Takeaway: While incorporating in your home state may seem convenient, Delaware’s unmatched legal infrastructure, judicial expertise, and universal investor preference make it the clear choice for any venture-backed startup.
Once you decide to form a C-Corporation, the next question is which state’s laws should govern it. Many first-time founders assume they should incorporate where the company is physically located—California, New York, or another tech or biotech hub. While this might seem logical, for a high-growth, venture-backed startup, the answer is almost always Delaware.
Delaware is not just popular—it’s the default choice across the venture ecosystem. Venture capital funds, accelerators, and top law firms all operate on the assumption that a startup is a Delaware corporation. Choosing another state often adds friction to fundraising and can require a costly re-incorporation later.
The Delaware Advantage: Why It’s the Preferred Standard
Delaware’s status comes from a century of intentionally cultivating the most reliable corporate governance environment in the U.S.
Extensive Corporate Case Law: Delaware has the most developed body of corporate law in the world. For almost any governance issue—founder disputes, M&A transactions, shareholder litigation—there is well-established precedent.
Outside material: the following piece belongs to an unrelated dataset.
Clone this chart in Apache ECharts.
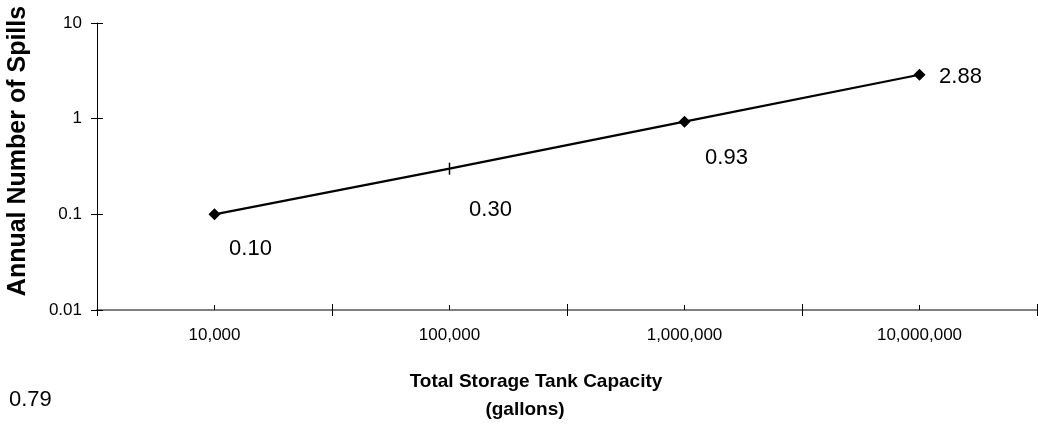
<!DOCTYPE html>
<html>
<head>
<meta charset="utf-8">
<script src="https://cdn.jsdelivr.net/npm/echarts@6/dist/echarts.min.js"></script>
<style>html,body{margin:0;padding:0;background:#fff}#c{width:1038px;height:424px}</style>
</head>
<body>
<div id="c"></div>
<script>
const categories = ['10,000', '100,000', '1,000,000', '10,000,000'];
const spills = [0.10, 0.30, 0.93, 2.88];
const spillLabels = ['0.10', '0.30', '0.93', '2.88'];
const yTicks = [0.01, 0.1, 1, 10];
const xTitle = ['Total Storage Tank Capacity', '(gallons)'];
const yTitle = 'Annual Number of Spills';
const footNote = '0.79';

const FONT = 'Liberation Sans, Arial, sans-serif';
const labelOffsets = [[36, 35], [41, 41], [42, 36], [41, 2]];
const symbols = ['diamond', 'rect', 'diamond', 'diamond'];
const symbolSizes = [[12, 12], [1.5, 12], [12, 12], [12, 12]];

const chart = echarts.init(document.getElementById('c'), null, {renderer: 'canvas'});

const data = spills.map((v, i) => ({
  value: v,
  symbol: symbols[i],
  symbolSize: symbolSizes[i],
  label: {
    show: true,
    position: 'inside',
    offset: labelOffsets[i],
    formatter: spillLabels[i],
    color: '#000',
    fontSize: 22,
    fontFamily: FONT
  }
}));

const grid = {left: 97, right: 1, top: 23, bottom: 114};
const yFmt = v => {
  const t = yTicks.find(x => Math.abs(x - v) / x < 1e-6);
  return t === undefined ? '' : String(t);
};

chart.setOption({
  animation: false,
  backgroundColor: '#fff',
  grid: grid,
  xAxis: [
    {
      type: 'category', data: categories, boundaryGap: true,
      axisLine: {show: true, lineStyle: {color: '#808080', width: 2}},
      axisTick: {show: true, inside: false, length: 6, lineStyle: {color: '#000', width: 1}},
      axisLabel: {color: '#000', fontSize: 17, fontFamily: FONT, margin: 17},
      splitLine: {show: false}
    },
    {
      type: 'category', data: categories, boundaryGap: true, position: 'bottom',
      axisLine: {show: false},
      axisTick: {show: true, inside: true, length: 6, lineStyle: {color: '#000', width: 1}},
      axisLabel: {show: false}, splitLine: {show: false}
    },
    {
      type: 'category', data: categories, boundaryGap: true, position: 'bottom',
      axisLine: {show: false},
      axisTick: {show: true, inside: true, alignWithLabel: true, length: 5, lineStyle: {color: '#000', width: 1}},
      axisLabel: {show: false}, splitLine: {show: false}
    }
  ],
  yAxis: [
    {
      type: 'log', logBase: 10, min: 0.01, max: 10,
      axisLine: {show: true, lineStyle: {color: '#000', width: 1}},
      axisTick: {show: true, inside: false, length: 6, lineStyle: {color: '#000'}},
      axisLabel: {color: '#000', fontSize: 17, fontFamily: FONT, margin: 15, formatter: yFmt},
      splitLine: {show: false}, minorTick: {show: false}
    },
    {
      type: 'log', logBase: 10, min: 0.01, max: 10, position: 'left',
      axisLine: {show: false},
      axisTick: {show: true, inside: true, length: 6, lineStyle: {color: '#000'}},
      axisLabel: {show: false}, splitLine: {show: false}
    }
  ],
  series: [{
    type: 'line',
    xAxisIndex: 0, yAxisIndex: 0,
    data: data,
    lineStyle: {color: '#000', width: 2.2},
    itemStyle: {color: '#000'},
    showAllSymbol: true
  }],
  graphic: [
    {
      type: 'text', x: 18, y: 151, rotation: Math.PI / 2,
      style: {text: yTitle, fill: '#000', font: 'bold 25px ' + FONT, align: 'center', verticalAlign: 'middle'}
    },
    {
      type: 'text', x: 536, y: 382,
      style: {text: xTitle[0], fill: '#000', font: 'bold 19px ' + FONT, align: 'center', verticalAlign: 'middle'}
    },
    {
      type: 'text', x: 525, y: 410,
      style: {text: xTitle[1], fill: '#000', font: 'bold 19px ' + FONT, align: 'center', verticalAlign: 'middle'}
    },
    {
      type: 'text', x: 9, y: 400,
      style: {text: footNote, fill: '#000', font: '22px ' + FONT, align: 'left', verticalAlign: 'middle'}
    }
  ]
});
</script>
</body>
</html>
Predictability reduces legal risk and is highly valued by investors.
Specialized Court of Chancery: Business disputes are handled by judges (Chancellors) who focus exclusively on corporate matters. There are no juries, which means cases are resolved faster and with more consistent, expert reasoning.
Universal Familiarity: Every venture investor and startup lawyer in the U.S. understands Delaware law. This shared baseline speeds negotiations, reduces transaction costs, and minimizes unexpected legal complications.
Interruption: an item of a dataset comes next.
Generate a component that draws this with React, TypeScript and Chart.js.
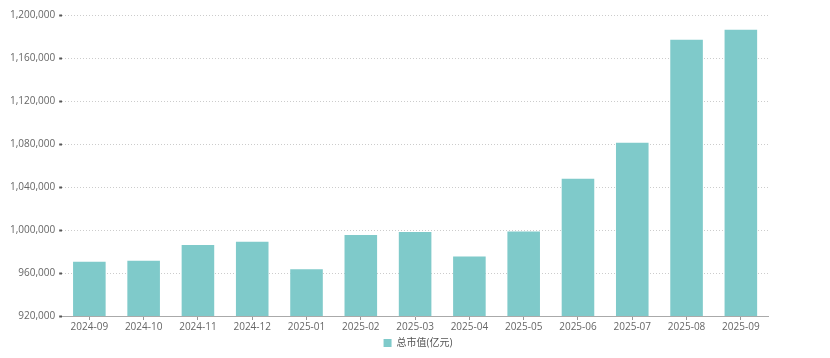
import React, { useEffect, useRef } from "react";
import { Chart, registerables } from "chart.js";

Chart.register(...registerables);

const categories = ["2024-09","2024-10","2024-11","2024-12","2025-01","2025-02","2025-03","2025-04","2025-05","2025-06","2025-07","2025-08","2025-09"];
const marketCap = [970500, 971400, 986000, 989100, 963400, 995300, 998100, 975400, 998700, 1047700, 1081200, 1177000, 1186300];
const seriesName = "总市值(亿元)";
const yMin = 920000;
const yMax = 1200000;
const yStep = 40000;

export default function App() {
  const ref = useRef<HTMLCanvasElement | null>(null);
  useEffect(() => {
    document.body.style.margin = "0";
    const font = { family: "'Open Sans', 'Noto Sans CJK SC', sans-serif", size: 10 };
    const chart = new Chart(ref.current!, {
      type: "bar",
      data: {
        labels: categories,
        datasets: [{
          label: seriesName,
          data: marketCap,
          backgroundColor: "#7fcaca",
          borderWidth: 0,
          barPercentage: 0.6,
          categoryPercentage: 1,
        }],
      },
      options: {
        animation: false,
        responsive: false,
        layout: { padding: { top: 15, right: 0, left: 6, bottom: 0 } },
        plugins: {
          legend: {
            position: "bottom",
            labels: { boxWidth: 8, boxHeight: 8, color: "#555", font, padding: 4 },
          },
          tooltip: { enabled: false },
        },
        scales: {
          x: {
            grid: { display: true, drawOnChartArea: false, drawTicks: true, tickLength: 4, offset: false, color: "#999" },
            border: { display: true, color: "#aaa" },
            ticks: { color: "#666", font, padding: 1, maxRotation: 0 },
          },
          y: {
            min: yMin,
            max: yMax,
            grid: { color: "#ccc", borderDash: [1, 2], tickLength: 3, tickWidth: 2, tickColor: "#555", tickBorderDash: [] },
            border: { display: false, dash: [1, 2] },
            ticks: {
              stepSize: yStep,
              color: "#666",
              font,
              padding: 4,
              callback: (v: any) => Number(v).toLocaleString("en-US"),
            },
          },
          spacer: {
            type: "linear",
            position: "right",
            display: true,
            grid: { display: false, drawTicks: false },
            border: { display: false },
            ticks: { display: false },
            afterFit: (s: any) => { s.width = 62; },
          },
        },
      } as any,
    });
    return () => chart.destroy();
  }, []);
  return <canvas ref={ref} width={830} height={358} style={{ display: "block" }} />;
}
Efficient Administration: Delaware’s Division of Corporations is responsive and professional, making incorporations, charter amendments, and ongoing filings straightforward.
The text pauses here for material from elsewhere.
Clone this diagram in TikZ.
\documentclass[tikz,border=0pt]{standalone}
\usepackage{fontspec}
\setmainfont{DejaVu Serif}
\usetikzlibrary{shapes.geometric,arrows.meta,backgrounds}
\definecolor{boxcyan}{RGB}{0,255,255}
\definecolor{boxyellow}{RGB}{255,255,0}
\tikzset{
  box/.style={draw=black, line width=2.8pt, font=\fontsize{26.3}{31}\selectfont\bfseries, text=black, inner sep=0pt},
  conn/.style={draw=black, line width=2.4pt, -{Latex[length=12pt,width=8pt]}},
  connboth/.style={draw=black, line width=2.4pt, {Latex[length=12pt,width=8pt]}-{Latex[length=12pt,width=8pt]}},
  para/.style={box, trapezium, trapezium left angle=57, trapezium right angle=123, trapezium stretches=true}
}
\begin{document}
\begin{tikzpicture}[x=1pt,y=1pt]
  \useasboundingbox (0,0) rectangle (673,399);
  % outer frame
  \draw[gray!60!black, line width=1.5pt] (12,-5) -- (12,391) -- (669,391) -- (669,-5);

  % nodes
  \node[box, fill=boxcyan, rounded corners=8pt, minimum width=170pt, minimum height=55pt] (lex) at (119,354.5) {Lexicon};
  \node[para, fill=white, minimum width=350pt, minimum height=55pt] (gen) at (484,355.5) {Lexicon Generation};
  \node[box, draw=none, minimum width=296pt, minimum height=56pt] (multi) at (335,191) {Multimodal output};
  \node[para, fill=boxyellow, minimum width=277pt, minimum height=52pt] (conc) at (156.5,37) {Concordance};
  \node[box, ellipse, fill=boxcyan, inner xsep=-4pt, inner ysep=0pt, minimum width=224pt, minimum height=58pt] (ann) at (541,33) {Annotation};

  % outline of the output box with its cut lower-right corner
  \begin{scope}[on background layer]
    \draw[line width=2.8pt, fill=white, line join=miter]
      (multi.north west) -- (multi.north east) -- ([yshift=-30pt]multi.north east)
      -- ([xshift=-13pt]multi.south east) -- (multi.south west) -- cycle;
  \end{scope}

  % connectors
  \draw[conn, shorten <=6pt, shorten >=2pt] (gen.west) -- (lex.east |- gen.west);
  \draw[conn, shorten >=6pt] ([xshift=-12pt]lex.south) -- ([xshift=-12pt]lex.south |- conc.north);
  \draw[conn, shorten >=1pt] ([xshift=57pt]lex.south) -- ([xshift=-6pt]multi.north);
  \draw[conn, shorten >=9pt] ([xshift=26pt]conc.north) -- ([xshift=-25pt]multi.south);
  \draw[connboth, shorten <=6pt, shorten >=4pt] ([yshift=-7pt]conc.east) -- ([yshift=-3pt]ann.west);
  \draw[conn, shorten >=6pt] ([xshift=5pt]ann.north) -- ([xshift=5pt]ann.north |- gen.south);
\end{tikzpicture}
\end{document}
The “Home State” Misconception
Incorporating in your home state might appear cheaper or simpler, but it often creates avoidable costs later. If you incorporate in, say, California, and later seek institutional funding, your investors will almost certainly require conversion to a Delaware C-Corp before closing. This process—called re-incorporation—can be expensive, time-consuming, and distracting.
Even as a Delaware corporation, you must still register to do business in your home state as a “foreign corporation” if you have a physical presence there. This means you will have some filings and fees regardless. The modest cost of Delaware’s annual franchise tax is minimal compared to the long-term legal and financial advantages.
Disclaimer: This post is for general informational purposes only and does not constitute legal, tax, or financial advice. Reading or relying on this content does not create an attorney–client relationship. Every startup’s situation is unique, and you should consult qualified legal or tax professionals before making decisions that may affect your business.